The sales meetings at which this occurs are often the initial in-person contact with the prospective investor. This is an event that the money management firm has spent time prepping for and is a meeting that may have taken weeks or months to get scheduled.
So, how does this problem occur in the first place, what is the potential damage done and what can a money management firm do to reduce the odds of this occurring again in the future?
Problem often = process explanation discussion
I have heard this story so often over the years, both from the buy-side inquiring sophisticated investors and the sell side portfolio managers and salespeople.
The portfolio manager or salesperson starts walking the prospective investor through the money management firm’s investment process, attempting to verbally deliver their story in a linear fashion. This is the right thing to do, but there are times when the sophisticated investor begins to think ahead about some investment research, risk management protocol or trade execution point and interrupts the seller with a question about such an issue.

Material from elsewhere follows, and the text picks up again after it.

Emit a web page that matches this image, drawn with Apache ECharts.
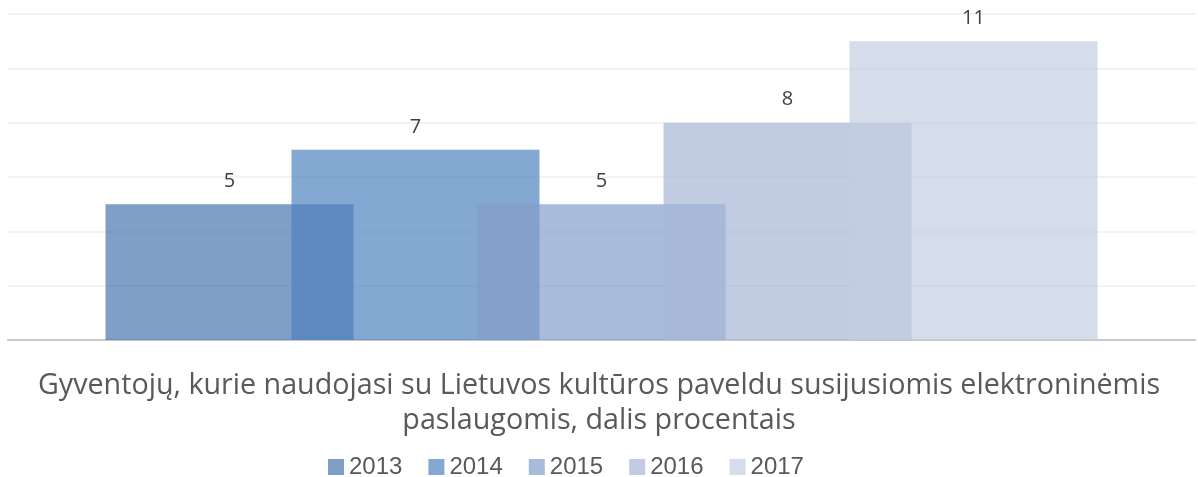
<!DOCTYPE html>
<html>
<head>
    <meta charset="utf-8">
    <title>Kultūros paveldas</title>
    <script src="https://cdn.jsdelivr.net/npm/echarts@6/dist/echarts.min.js"></script>
    <style>
        body { margin: 0; background: #fff; }
    </style>
</head>
<body>
<div id="main" style="width: 1198px;height:477px;"></div>

<script type="text/javascript">
    // duomenys
    var years = ['2013', '2014', '2015', '2016', '2017'];
    var values = [5, 7, 5, 8, 11];
    var colors = ['rgba(72,118,174,0.7)', 'rgba(79,131,191,0.7)', 'rgba(132,158,204,0.7)',
                  'rgba(166,182,215,0.7)', 'rgba(195,205,225,0.7)'];
    var categories = [''];
    var titleText = 'Gyventojų, kurie naudojasi su Lietuvos kultūros paveldu susijusiomis elektroninėmis\npaslaugomis, dalis procentais';

    var myChart = echarts.init(document.getElementById('main'));

    var series = [];
    for (var i = 0; i < years.length; i++) {
        series.push({
            name: years[i],
            type: 'bar',
            data: [values[i]],
            barWidth: 248,
            barGap: '-25%',
            itemStyle: { color: colors[i] },
            label: {
                show: true,
                position: 'top',
                distance: 13,
                color: '#404040',
                fontSize: 20,
                fontFamily: 'Open Sans'
            }
        });
    }

    myChart.setOption({
        animation: false,
        color: colors,
        title: {
            text: titleText,
            left: 'center',
            top: 363,
            textStyle: {
                color: '#595959',
                fontSize: 28.7,
                fontWeight: 'normal',
                fontFamily: 'Open Sans',
                lineHeight: 35
            }
        },
        legend: {
            data: years,
            top: 450,
            left: 323,
            itemWidth: 16,
            itemHeight: 16,
            itemGap: 26,
            icon: 'rect',
            textStyle: {
                color: '#595959',
                fontSize: 24,
                fontFamily: 'Liberation Sans'
            }
        },
        grid: {
            left: 8,
            right: 3,
            top: 14,
            bottom: 137
        },
        xAxis: {
            type: 'category',
            data: categories,
            axisTick: { show: false },
            axisLabel: { show: false },
            axisLine: { lineStyle: { color: '#c8c8c8', width: 2 } }
        },
        yAxis: {
            type: 'value',
            min: 0,
            max: 12,
            interval: 2,
            axisLabel: { show: false },
            axisLine: { show: false },
            axisTick: { show: false },
            splitLine: { lineStyle: { color: '#efefef', width: 1.5 } }
        },
        series: series
    });
</script>

</body>
</html>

The seller answers the question and then continues on with the investment firm’s pitch from that point.
Here is how this tends to play out. Say the portfolio manager runs an eight-step investment process and it is the plan to communicate these strategy implementation steps at this important round one in-person sales meeting. The seller gets through step three and then the prospect interrupts and asks a question, the answer to which is step seven. The portfolio manager talks about step seven, then states step eight and the discussion finishes. After the portfolio manager has been shown the door it then occurs to him that he never stated steps four through six.
Perceived partial workflow = damage done
Such an in-person encounter leaves the sophisticated investor to take at face value what she has just heard. If that partially explained investment process workflow seemed not good enough, whether at first blush there on the spot, or a day later after mulling on what she heard, it is not very likely the prospect will recontact the seller and say You must have left something out in your communication about how you run your strategy. Don’t you want to rethink what you told me and fill in the blanks where you might have unintentionally left out some important parts of your thinking that goes behind your strategy implementation?

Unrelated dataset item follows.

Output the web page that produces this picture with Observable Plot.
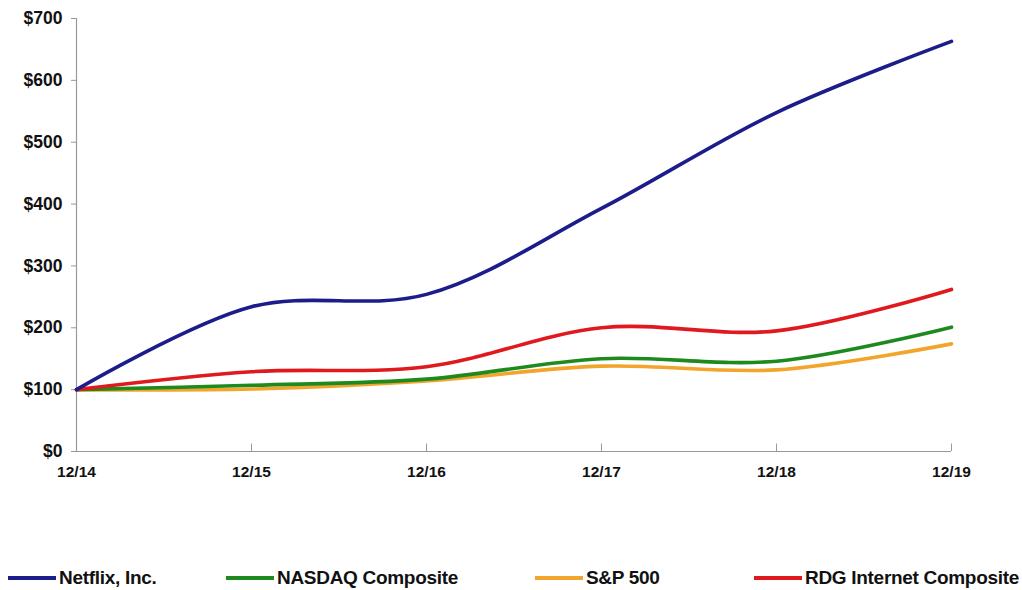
<!DOCTYPE html>
<html>
<head>
<meta charset="utf-8">
<script src="https://cdn.jsdelivr.net/npm/d3@7"></script>
<script src="https://cdn.jsdelivr.net/npm/@observablehq/plot@0.6"></script>
<style>
  html, body { margin: 0; padding: 0; background: #fff; }
  #chart { width: 1022px; height: 500px; }
  #legend { position: relative; width: 1022px; height: 90px; font-family: "Liberation Sans", Arial, sans-serif; font-weight: bold; font-size: 19px; letter-spacing: -0.3px; color: #111; }
  .item { position: absolute; top: 67px; display: flex; align-items: center; white-space: nowrap; }
  .sw { width: 48px; height: 4px; margin-right: 3px; }
</style>
</head>
<body>
<div id="chart"></div>
<div id="legend"></div>
<script>
const periods = ["12/14", "12/15", "12/16", "12/17", "12/18", "12/19"];
const seriesNames = ["Netflix, Inc.", "NASDAQ Composite", "S&P 500", "RDG Internet Composite"];
const seriesColors = ["#1c1c8a", "#1e8a1e", "#f2a52c", "#e0191f"];
const netflix = [100, 234, 254, 393, 548, 663];
const nasdaq = [100, 107, 117, 150, 146, 201];
const sp500 = [100, 101, 114, 138, 132, 174];
const rdg = [100, 129, 137, 200, 195, 262];
const yTicks = [0, 100, 200, 300, 400, 500, 600, 700];
const legendX = [8, 226, 535, 754];

const valuesBySeries = [netflix, nasdaq, sp500, rdg];
const rows = [];
seriesNames.forEach((s, i) => periods.forEach((p, j) => rows.push({series: s, period: p, value: valuesBySeries[i][j]})));
const drawOrder = ["S&P 500", "NASDAQ Composite", "RDG Internet Composite", "Netflix, Inc."];

const font = `"Liberation Sans", Arial, sans-serif`;
const chart = Plot.plot({
  width: 1022,
  height: 500,
  marginLeft: 76,
  marginRight: 71,
  marginTop: 18,
  marginBottom: 49,
  style: {fontFamily: font, fontSize: "15px", fontWeight: "bold", color: "#111", background: "#fff"},
  x: {type: "point", domain: periods, padding: 0},
  y: {domain: [0, 700]},
  color: {domain: seriesNames, range: seriesColors},
  marks: [
    Plot.ruleY([0], {stroke: "#999", strokeWidth: 1.2}),
    Plot.ruleX([periods[0]], {stroke: "#999", strokeWidth: 1.2}),
    Plot.ruleX(periods.slice(1), {x: d => d, y1: 0, y2: 12, stroke: "#999", strokeWidth: 1}),
    Plot.axisY({ticks: yTicks, tickFormat: d => "$" + d, tickSize: 5, tickPadding: 9, stroke: "#999", label: null, fontWeight: "bold", fontSize: 17.5}),
    Plot.axisX({tickSize: 0, tickPadding: 14, label: null, fontWeight: "bold", fontSize: 15.5}),
    ...drawOrder.map(s => Plot.line(rows.filter(r => r.series === s), {
      x: "period", y: "value", stroke: "series", strokeWidth: 3.6, curve: "catmull-rom"
    }))
  ]
});
document.getElementById("chart").appendChild(chart);

const legend = document.getElementById("legend");
seriesNames.forEach((s, i) => {
  const it = document.createElement("div");
  it.className = "item";
  it.style.left = legendX[i] + "px";
  const sw = document.createElement("span");
  sw.className = "sw";
  sw.style.background = seriesColors[i];
  const tx = document.createElement("span");
  tx.textContent = s;
  it.appendChild(sw); it.appendChild(tx);
  legend.appendChild(it);
});
</script>
</body>
</html>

Process explanation requires more structure
Every money management firm my financial communications and sales marketing consulting firm has worked with has had an investment process. However, not every portfolio manager had recognized from the outset what all of the steps actually were, and, importantly, the order in which the steps occur in running the strategy (e.g., you can’t make a step 2 decision until you have first made a step 1 decision). And if this is not explicitly clear in the portfolio manager’s head it never is clear in the mind of her salesperson.

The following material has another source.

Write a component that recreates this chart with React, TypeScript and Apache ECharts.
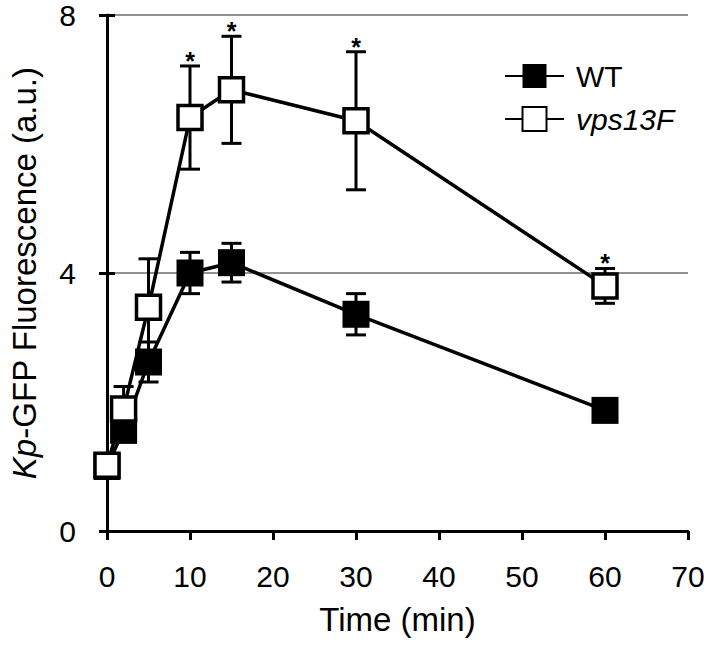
import React, { useEffect, useRef } from 'react';
import * as echarts from 'echarts';

const times = [0, 2, 5, 10, 15, 30, 60];
const wtMean = [1.0, 1.56, 2.62, 4.0, 4.16, 3.36, 1.87];
const wtErr = [0.05, 0.1, 0.31, 0.32, 0.3, 0.32, 0.08];
const vpsMean = [1.02, 1.89, 3.47, 6.41, 6.84, 6.36, 3.8];
const vpsErr = [0.05, 0.35, 0.75, 0.8, 0.83, 1.07, 0.27];
const vpsSig = [0, 0, 0, 1, 1, 1, 1];
const seriesNames = ['WT', 'vps13F'];
const xTicks = { min: 0, max: 70, interval: 10 };
const yTicks = { min: 0, max: 8, interval: 4 };

const FONT = '"Liberation Sans", Arial, sans-serif';

function errData(mean: number[], err: number[], sig: number[]) {
  return times.map((t, i) => [t, mean[i] - err[i], mean[i] + err[i], sig[i]]);
}

function errRender(params: any, api: any) {
  const x = api.value(0);
  const lo = api.value(1);
  const hi = api.value(2);
  const sig = api.value(3);
  const pHi = api.coord([x, hi]);
  const pLo = api.coord([x, lo]);
  const cap = 10;
  const style = { stroke: '#000', lineWidth: 3 };
  const children: any[] = [
    { type: 'line', shape: { x1: pHi[0], y1: pHi[1], x2: pLo[0], y2: pLo[1] }, style },
    { type: 'line', shape: { x1: pHi[0] - cap, y1: pHi[1], x2: pHi[0] + cap, y2: pHi[1] }, style },
    { type: 'line', shape: { x1: pLo[0] - cap, y1: pLo[1], x2: pLo[0] + cap, y2: pLo[1] }, style },
  ];
  if (sig) {
    children.push({
      type: 'text',
      x: pHi[0],
      y: pHi[1] - 5,
      style: { text: '*', fill: '#000', font: `bold 25px ${FONT}`, align: 'center', verticalAlign: 'middle' },
    });
  }
  return { type: 'group', children };
}

export default function App() {
  const ref = useRef<HTMLDivElement>(null);
  useEffect(() => {
    const chart = echarts.init(ref.current!, null, { renderer: 'svg' });
    const option: any = {
      animation: false,
      backgroundColor: '#fff',
      grid: { left: 106, right: 21, top: 14, bottom: 115, containLabel: false },
      legend: {
        data: seriesNames,
        orient: 'vertical',
        left: 504,
        top: 61,
        padding: 0,
        itemGap: 13,
        itemWidth: 59,
        itemHeight: 30,
        formatter: (n: string) => (n === 'vps13F' ? '{i|vps13F}' : n),
        textStyle: {
          fontSize: 30,
          color: '#000',
          fontFamily: FONT,
          padding: [0, 0, 0, 7],
          rich: { i: { fontStyle: 'italic', fontSize: 30, fontFamily: FONT, color: '#000' } },
        },
      },
      xAxis: {
        type: 'value',
        ...xTicks,
        name: 'Time (min)',
        nameLocation: 'middle',
        nameGap: 72,
        nameTextStyle: { fontSize: 33, fontFamily: FONT, color: '#000' },
        axisLine: { show: true, lineStyle: { color: '#000', width: 3 } },
        axisTick: { show: true, inside: false, length: 9, lineStyle: { color: '#000', width: 3 } },
        axisLabel: { fontSize: 30, fontFamily: FONT, color: '#000', margin: 30 },
        splitLine: { show: false },
      },
      yAxis: [
        {
          type: 'value',
          ...yTicks,
          position: 'left',
          name: '{i|Kp}-GFP Fluorescence (a.u.)',
          nameLocation: 'middle',
          nameRotate: 90,
          nameGap: 66,
          nameTextStyle: {
            fontSize: 33,
            fontFamily: FONT,
            color: '#000',
            rich: { i: { fontStyle: 'italic', fontSize: 33, fontFamily: FONT, color: '#000' } },
          },
          axisLine: { show: true, lineStyle: { color: '#000', width: 3 } },
          axisTick: { show: true, inside: false, length: 8, lineStyle: { color: '#000', width: 3 } },
          axisLabel: { fontSize: 30, fontFamily: FONT, color: '#000', margin: 31 },
          splitLine: { show: true, lineStyle: { color: '#6e6e6e', width: 1.5 } },
        },
        {
          type: 'value',
          ...yTicks,
          position: 'left',
          axisLine: { show: false },
          axisTick: { show: true, inside: true, length: 8, lineStyle: { color: '#000', width: 3 } },
          axisLabel: { show: false },
          splitLine: { show: false },
        },
      ],
      series: [
        {
          type: 'custom',
          name: 'wtErr',
          renderItem: errRender,
          data: errData(wtMean, wtErr, times.map(() => 0)),
          z: 2,
          silent: true,
        },
        {
          type: 'custom',
          name: 'vpsErr',
          renderItem: errRender,
          data: errData(vpsMean, vpsErr, vpsSig),
          z: 2,
          silent: true,
        },
        {
          type: 'line',
          name: 'WT',
          data: times.map((t, i) => [t, wtMean[i]]),
          symbol: 'rect',
          symbolSize: 27,
          showAllSymbol: true,
          itemStyle: { color: '#000', borderWidth: 0 },
          lineStyle: { color: '#000', width: 3.5 },
          z: 3,
        },
        {
          type: 'line',
          name: 'vps13F',
          data: times.map((t, i) => [t, vpsMean[i]]),
          symbol: 'rect',
          symbolSize: 24,
          showAllSymbol: true,
          itemStyle: { color: '#fff', borderColor: '#000', borderWidth: 3.5 },
          lineStyle: { color: '#000', width: 3.5 },
          z: 4,
        },
      ],
    };
    chart.setOption(option);
    return () => chart.dispose();
  }, []);
  return (
    <div
      ref={ref}
      style={{ position: 'absolute', left: 0, top: 0, width: 709, height: 646, background: '#fff' }}
    />
  );
}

To prevent this sales marketing communications problem from happening in your meetings with prospective investors, your investment firm needs to work out on paper the investment process its portfolio manager follows in running the fund’s basket of holdings. Next, the firm needs to craft what intro and outro investment process storyline content elements link one investment process step with the next. These very points need to appear in print in what my firm refers to as the long version storyline explanation about strategy implementation. (This paragraph form content requires an additional marketing collateral leave-behind document that is separate from the flipchart pitchbook or one-page backgrounder.) Then, this investment process storyline communication needs to be taught to the salespeople and rehearsed out loud by both the portfolio manager and the salespeople. With such advance planning your firm will find itself better equipped to out-market competitors because you, unlike they, will be able to deliver a cogent, compelling and linear explanation about how you invest — even when you get interrupted.